In June 1945, the Swedish Red Cross issued a few thousand visas for war orphans. I was relocated to Sweden and lived there for close to 5 years until I obtained my certification as a mechanic. In 1949, I relocated to New York City and lived with a maternal aunt who was fortunate enough to get out before the war. At that time, I took on their family name, Bradin.

In 1954, I married Bella and built a family. I have three children. I have three grandsons. I am also the proud great-grandfather of 2 great-grandchildren.

What does Auschwitz mean to you?

Auschwitz represents only awful memories. It is a cemetery to me. My will to survive Auschwitz was very strong with the hope that maybe someone from my immediate family would survive. Unfortunately, that hope and belief did not come true. At the age of 16, I was left an orphan, to face the world alone.

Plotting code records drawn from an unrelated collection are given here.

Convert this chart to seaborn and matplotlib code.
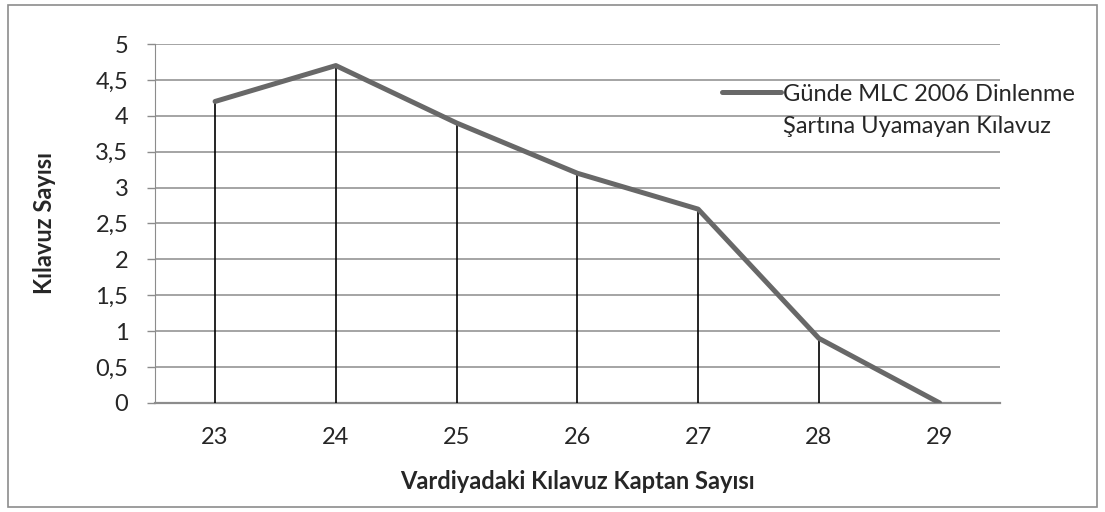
import matplotlib
matplotlib.use("Agg")
import matplotlib.pyplot as plt
from matplotlib.lines import Line2D
from matplotlib.patches import Rectangle
import pandas as pd
import seaborn as sns

# dados
kaptan_sayisi = [23, 24, 25, 26, 27, 28, 29]
kilavuz_sayisi = [4.2, 4.7, 3.9, 3.2, 2.7, 0.9, 0.0]
y_ticks = [0, 0.5, 1, 1.5, 2, 2.5, 3, 3.5, 4, 4.5, 5]
y_labels = ['0', '0,5', '1', '1,5', '2', '2,5', '3', '3,5', '4', '4,5', '5']
serie_linha1 = 'Günde MLC 2006 Dinlenme'
serie_linha2 = 'Şartına Uyamayan Kılavuz'

sns.set_style('white')
plt.rcParams['font.family'] = ['Lato', 'DejaVu Sans']

df = pd.DataFrame({'x': kaptan_sayisi, 'y': kilavuz_sayisi})

fig = plt.figure(figsize=(11.05, 5.12), dpi=100)
ax = fig.add_axes([0.140, 0.213, 0.765, 0.701])

cinza = '#686868'
ax.vlines(df['x'], 0, df['y'], color='black', linewidth=1.2, zorder=3)
sns.lineplot(data=df, x='x', y='y', ax=ax, color=cinza, linewidth=3.6,
             zorder=4, legend=False)

ax.set_xlim(22.5, 29.5)
ax.set_ylim(0, 5)
ax.set_yticks(y_ticks)
ax.set_yticklabels(y_labels)
ax.set_xticks(kaptan_sayisi)
ax.set_xticklabels([str(v) for v in kaptan_sayisi])
ax.yaxis.grid(True, color='#8c8c8c', linewidth=1.1)
ax.set_axisbelow(True)

for s in ['top', 'right']:
    ax.spines[s].set_visible(False)
ax.spines['left'].set_color('#8c8c8c')
ax.spines['bottom'].set_color('#8c8c8c')
ax.spines['bottom'].set_linewidth(1.6)
ax.tick_params(axis='y', left=True, length=6, width=1, color='#8c8c8c',
               labelsize=17, pad=13)
ax.tick_params(axis='x', bottom=False, labelsize=17, pad=14)

ax.set_xlabel('Vardiyadaki Kılavuz Kaptan Sayısı', fontsize=17,
              fontweight='bold', labelpad=16)
ax.set_ylabel('Kılavuz Sayısı', fontsize=17, fontweight='bold', labelpad=28)

handles = [Line2D([], [], color=cinza, linewidth=3.6),
           Line2D([], [], color='none')]
ax.legend(handles, [serie_linha1, serie_linha2], loc='upper left',
          bbox_to_anchor=(0.671, 0.89), frameon=False, fontsize=17,
          handlelength=2.5, handletextpad=0.1, labelspacing=0.5,
          borderpad=0, borderaxespad=0)

fig.patches.append(Rectangle((8 / 1105, 5 / 512), 1089 / 1105, 502 / 512,
                             transform=fig.transFigure, fill=False,
                             edgecolor='#8c8c8c', linewidth=1.2))

plt.savefig('out.png', dpi=100)
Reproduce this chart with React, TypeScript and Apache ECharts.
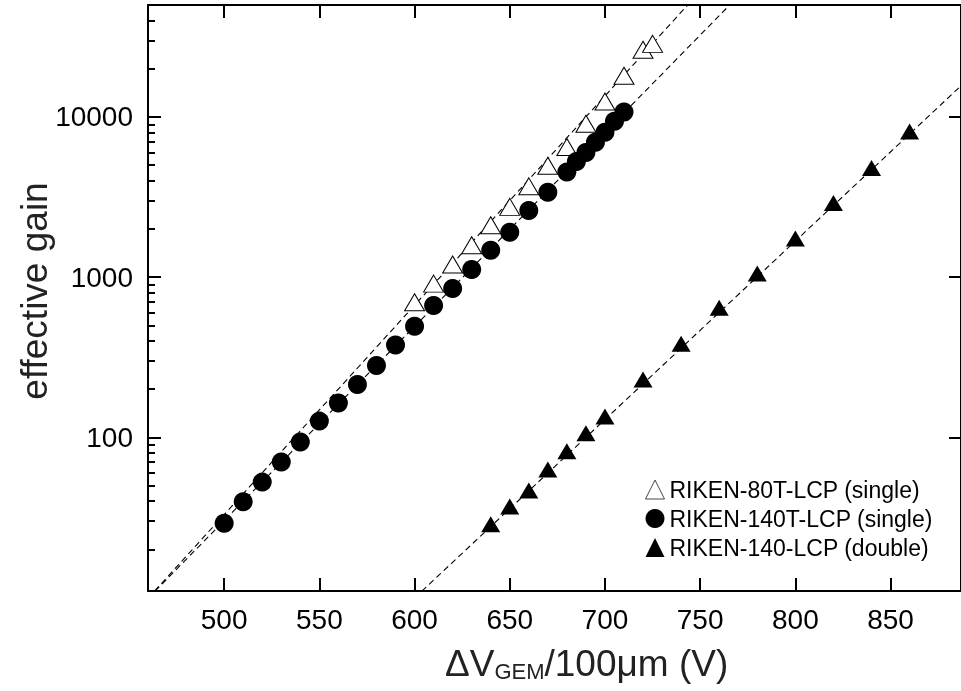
import React, { useEffect, useRef } from 'react';
import * as echarts from 'echarts';

// RIKEN-80T-LCP (single) : open triangles
const voltage80T = [600, 610, 620, 630, 640, 650, 660, 670, 680, 690, 700, 710, 720, 725];
const gain80T = [698, 912, 1199, 1581, 2109, 2747, 3691, 4966, 6500, 9080, 12500, 18100, 26300, 28600];

// RIKEN-140T-LCP (single) : filled circles
const voltage140T = [500, 510, 520, 530, 540, 550, 560, 570, 580, 590, 600, 610, 620, 630, 640, 650, 660, 670, 680, 685, 690, 695, 700, 705, 710];
const gain140T = [29.1, 39.7, 52.6, 70.2, 93.5, 126.4, 164, 214, 281, 377, 494, 665, 849, 1117, 1472, 1906, 2606, 3390, 4540, 5280, 6010, 6950, 8020, 9400, 10750];

// RIKEN-140-LCP (double) : filled triangles
const voltageDouble = [640, 650, 660, 670, 680, 690, 700, 720, 740, 760, 780, 800, 820, 840, 860];
const gainDouble = [28.7, 37.1, 46.6, 63.1, 81.9, 106, 135, 230, 384, 644, 1054, 1742, 2910, 4810, 8130];

// Exponential fit lines (end points)
const fit80T = [[460, 9.9], [746, 54000]];
const fit140T = [[460, 9.9], [768, 53600]];
const fitDouble = [[600, 9.95], [890, 16900]];

const xTicks = [500, 550, 600, 650, 700, 750, 800, 850];
const yLabels = [100, 1000, 10000];

const seriesNames = ['RIKEN-80T-LCP (single)', 'RIKEN-140T-LCP (single)', 'RIKEN-140-LCP (double)'];

const pairs = (xs: number[], ys: number[]) => xs.map((x, i) => [x, ys[i]]);

export default function App() {
  const ref = useRef<HTMLDivElement>(null);
  useEffect(() => {
    if (!ref.current) return;
    const chart = echarts.init(ref.current, null, { renderer: 'svg' });
    const font = '"Liberation Sans", Arial, Helvetica, sans-serif';
    const axisLine = { show: true, onZero: false, lineStyle: { color: '#000', width: 2 } };
    const tickStyle = { color: '#000', width: 2 };
    const dashed = { color: '#000', width: 1.1, type: [6, 4] as number[] };
    chart.setOption({
      animation: false,
      textStyle: { fontFamily: font },
      grid: { left: 148, top: 5, width: 814, height: 586, containLabel: false },
      xAxis: [
        {
          type: 'value', min: 460, max: 887, position: 'bottom',
          axisLine,
          axisTick: { inside: true, length: 13, lineStyle: tickStyle, customValues: xTicks },
          axisLabel: { customValues: xTicks, color: '#000', fontSize: 28, margin: 14, fontFamily: font },
          splitLine: { show: false },
        },
        {
          type: 'value', min: 460, max: 887, position: 'top',
          axisLine,
          axisTick: { inside: true, length: 13, lineStyle: tickStyle, customValues: xTicks },
          axisLabel: { show: false },
          splitLine: { show: false },
        },
      ],
      yAxis: [
        {
          type: 'log', logBase: 10, min: 11, max: 50000, position: 'left',
          axisLine,
          axisTick: { inside: true, length: 13, lineStyle: tickStyle },
          minorTick: { show: true, splitNumber: 9, length: 7, lineStyle: tickStyle },
          axisLabel: {
            color: '#000', fontSize: 28, margin: 15, fontFamily: font,
            formatter: (v: number) => (yLabels.includes(Math.round(v)) ? String(Math.round(v)) : ''),
          },
          splitLine: { show: false },
          minorSplitLine: { show: false },
        },
        {
          type: 'log', logBase: 10, min: 11, max: 50000, position: 'right',
          axisLine,
          axisTick: { inside: true, length: 12, lineStyle: tickStyle },
          axisLabel: { show: false },
          splitLine: { show: false },
        },
      ],
      legend: {
        data: [
          { name: seriesNames[0], itemStyle: { color: '#fff', borderColor: '#444', borderWidth: 1 } },
          { name: seriesNames[1] },
          { name: seriesNames[2] },
        ],
        orient: 'vertical',
        left: 645,
        top: 478,
        padding: 0,
        itemWidth: 19,
        itemHeight: 19,
        itemGap: 6,
        textStyle: { fontSize: 23, color: '#000', fontFamily: font },
      },
      graphic: [
        {
          type: 'text',
          x: 445,
          y: 682,
          style: {
            text: '{a|ΔV}{b|GEM}{a|/100μm (V)}',
            align: 'left',
            verticalAlign: 'bottom',
            rich: {
              a: { fontSize: 37, fontFamily: font, fill: '#222', verticalAlign: 'bottom' },
              b: { fontSize: 22, fontFamily: font, fill: '#222', verticalAlign: 'bottom' },
            },
          },
        },
        {
          type: 'text',
          x: 34,
          y: 291,
          rotation: Math.PI / 2,
          style: {
            text: 'effective gain',
            fontSize: 37,
            fontFamily: font,
            fill: '#222',
            align: 'center',
            verticalAlign: 'middle',
          },
        },
      ],
      series: [
        { name: 'fit 80T', type: 'line', data: fit80T, symbol: 'none', lineStyle: dashed, silent: true, z: 1 },
        { name: 'fit 140T', type: 'line', data: fit140T, symbol: 'none', lineStyle: dashed, silent: true, z: 1 },
        { name: 'fit double', type: 'line', data: fitDouble, symbol: 'none', lineStyle: dashed, silent: true, z: 1 },
        {
          name: seriesNames[0], type: 'scatter', data: pairs(voltage80T, gain80T),
          symbol: 'triangle', symbolSize: [20, 17],
          itemStyle: { color: '#fff', borderColor: '#000', borderWidth: 1, opacity: 1 }, z: 3,
        },
        {
          name: seriesNames[1], type: 'scatter', data: pairs(voltage140T, gain140T),
          symbol: 'circle', symbolSize: 19,
          itemStyle: { color: '#000', opacity: 1 }, z: 4,
        },
        {
          name: seriesNames[2], type: 'scatter', data: pairs(voltageDouble, gainDouble),
          symbol: 'triangle', symbolSize: [19, 16],
          itemStyle: { color: '#000', opacity: 1 }, z: 4,
        },
      ],
    });
    return () => chart.dispose();
  }, []);
  return <div ref={ref} style={{ position: 'fixed', left: 0, top: 0, width: 961, height: 691 }} />;
}
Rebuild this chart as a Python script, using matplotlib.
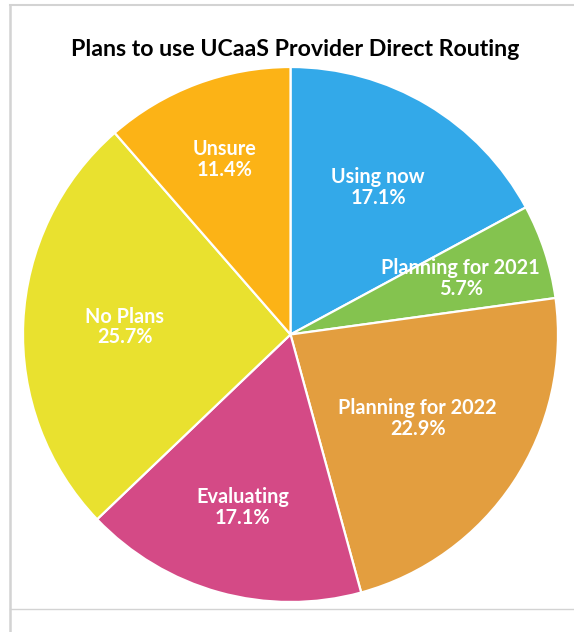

My message for future generations is…

My message to the future generations is that as Jews we need to hold true to our roots and know who we are. The Jewish people must support a strong State of Israel so that this cannot happen to them again. The global escalation in anti-semitism is extremely disturbing. We must use technology and social media to spread messages of tolerance, inclusion, and as vehicles to extinguish anti-Israel/anti-semitic rhetoric. Join groups. Take action now!

Who will be accompanying you on this journey?

Bill Bradin, my son, and Rebecca Konigsberg, my partner, will be accompanying me on this journey.

Bill Bradin, my son, was born in the Bronx, NY in 1955. After high school, he made Aliya to Israel and served in the IDF. He is a founding member of Kibbutz Yahel (in the Arava Desert), and built a family in Israel: Ditza Igali, his wife, and his two sons . Bill resides in Suffern, NY and was president of Congregation Shaarey Israel.

Rebecca Konigsberg is my partner of ten years. She escaped Poland in 1940 with her parents when she was five years old. They were in Russia (Siberia) during the holocaust. After the war, she was in a DP (Displaced Persons) camp in Babenhausen, Germany where her twin brother and sister were born. Her deceased husband, Willie Konigsberg, was an Auschwitz survivor from Czechoslovakia. Rebecca resides in Bayside, NY, and has two sons, four grandchildren, and one great grandchild.

*Does not want to be interviewed by the press.